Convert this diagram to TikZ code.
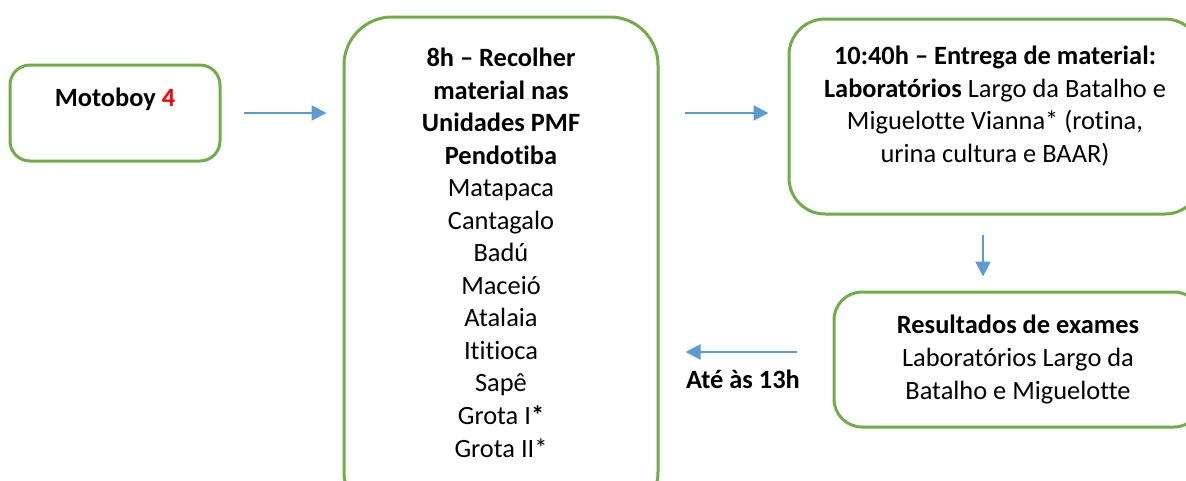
\documentclass[tikz,border=0pt]{standalone}
\usepackage{fontspec}
\setmainfont{Carlito}[Ligatures=NoCommon]
\usepackage{xcolor}
\usetikzlibrary{arrows.meta}
\definecolor{verde}{HTML}{70AD47}
\definecolor{azul}{HTML}{5B9BD5}
\definecolor{vermelho}{HTML}{FF0000}
\tikzset{
  caixa/.style={draw=verde, line width=2.25pt, fill=white, inner sep=0pt},
  texto/.style={inner sep=0pt, align=center, font=\fontsize{19.8pt}{24.4pt}\selectfont},
  seta/.style={draw=azul, line width=1.6pt, -{Triangle[length=11.25pt,width=11.25pt]}}
}

\begin{document}
\begin{tikzpicture}[x=0.75pt, y=-0.75pt]
  \useasboundingbox (0,0) rectangle (1186,480);
  \clip (0,0) rectangle (1186,480);

  % Motoboy box
  \node[caixa, rounded corners=15pt, minimum width=157.5pt, minimum height=72pt] (moto) at (115,113) {};
  \node[texto, anchor=base] (motoT) at (115,106) {\textbf{Motoboy \textcolor{vermelho}{4}}};

  % collection box (runs off the bottom), text placed by its last line
  \node[caixa, rounded corners=36pt, minimum width=235.5pt, minimum height=377.25pt] (recolher) at (501,268.5) {};
  \node[texto, anchor=base] (recolherT) at (501,457) {\textbf{8h – Recolher}\\ \textbf{material nas}\\ \textbf{Unidades PMF}\\ \textbf{Pendotiba}\\
    Matapaca\\ Cantagalo\\ Badú\\ Maceió\\ Atalaia\\ Ititioca\\ Sapê\\ Grota I\textbf{*}\\ Grota II*};

  % delivery box (runs off the right)
  \node[caixa, rounded corners=27pt, minimum width=309pt, minimum height=146.25pt] (entrega) at (995,116.5) {};
  \node[texto, anchor=base] (entregaT) at (995,162.5) {\textbf{10:40h – Entrega de material:}\\ \textbf{Laboratórios} Largo da Batalho e\\
    Miguelotte Vianna* (rotina,\\ urina cultura e BAAR)};

  % results box
  \node[caixa, rounded corners=21pt, minimum width=276pt, minimum height=101.25pt] (resultados) at (1018,359.5) {};
  \node[texto, anchor=base] (resultadosT) at (1018,399) {\textbf{Resultados de exames}\\ Laboratórios Largo da\\ Batalho e Miguelotte};

  \node[texto, anchor=base] (ate) at (743,388) {\textbf{Até às 13h}};

  % arrows
  \draw[seta, shorten <=16.5pt, shorten >=12pt] (moto.east) -- (recolher.west |- moto.east);
  \draw[seta, shorten <=18.75pt, shorten >=14.25pt] (recolher.east |- moto.east) -- (entrega.west |- moto.east);
  \draw[seta, shorten <=14.25pt, shorten >=10.5pt] ([xshift=-9pt]entrega.south) -- ([xshift=-9pt]entrega.south |- resultados.north);
  \draw[seta, shorten <=27pt, shorten >=19.5pt] ([yshift=5.625pt]resultados.west) -- ([yshift=5.625pt]resultados.west -| recolher.east);
\end{tikzpicture}
\end{document}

▶ **Do this**
Repeat only what lies between the start of the data and the end of the line containing "anchor=base] (ate) at", exactly, with pictures left out.

▶ **Solution to the exercise**
Convert this diagram to TikZ code.
\documentclass[tikz,border=0pt]{standalone}
\usepackage{fontspec}
\setmainfont{Carlito}[Ligatures=NoCommon]
\usepackage{xcolor}
\usetikzlibrary{arrows.meta}
\definecolor{verde}{HTML}{70AD47}
\definecolor{azul}{HTML}{5B9BD5}
\definecolor{vermelho}{HTML}{FF0000}
\tikzset{
  caixa/.style={draw=verde, line width=2.25pt, fill=white, inner sep=0pt},
  texto/.style={inner sep=0pt, align=center, font=\fontsize{19.8pt}{24.4pt}\selectfont},
  seta/.style={draw=azul, line width=1.6pt, -{Triangle[length=11.25pt,width=11.25pt]}}
}

\begin{document}
\begin{tikzpicture}[x=0.75pt, y=-0.75pt]
  \useasboundingbox (0,0) rectangle (1186,480);
  \clip (0,0) rectangle (1186,480);

  % Motoboy box
  \node[caixa, rounded corners=15pt, minimum width=157.5pt, minimum height=72pt] (moto) at (115,113) {};
  \node[texto, anchor=base] (motoT) at (115,106) {\textbf{Motoboy \textcolor{vermelho}{4}}};

  % collection box (runs off the bottom), text placed by its last line
  \node[caixa, rounded corners=36pt, minimum width=235.5pt, minimum height=377.25pt] (recolher) at (501,268.5) {};
  \node[texto, anchor=base] (recolherT) at (501,457) {\textbf{8h – Recolher}\\ \textbf{material nas}\\ \textbf{Unidades PMF}\\ \textbf{Pendotiba}\\
    Matapaca\\ Cantagalo\\ Badú\\ Maceió\\ Atalaia\\ Ititioca\\ Sapê\\ Grota I\textbf{*}\\ Grota II*};

  % delivery box (runs off the right)
  \node[caixa, rounded corners=27pt, minimum width=309pt, minimum height=146.25pt] (entrega) at (995,116.5) {};
  \node[texto, anchor=base] (entregaT) at (995,162.5) {\textbf{10:40h – Entrega de material:}\\ \textbf{Laboratórios} Largo da Batalho e\\
    Miguelotte Vianna* (rotina,\\ urina cultura e BAAR)};

  % results box
  \node[caixa, rounded corners=21pt, minimum width=276pt, minimum height=101.25pt] (resultados) at (1018,359.5) {};
  \node[texto, anchor=base] (resultadosT) at (1018,399) {\textbf{Resultados de exames}\\ Laboratórios Largo da\\ Batalho e Miguelotte};

  \node[texto, anchor=base] (ate) at (743,388) {\textbf{Até às 13h}};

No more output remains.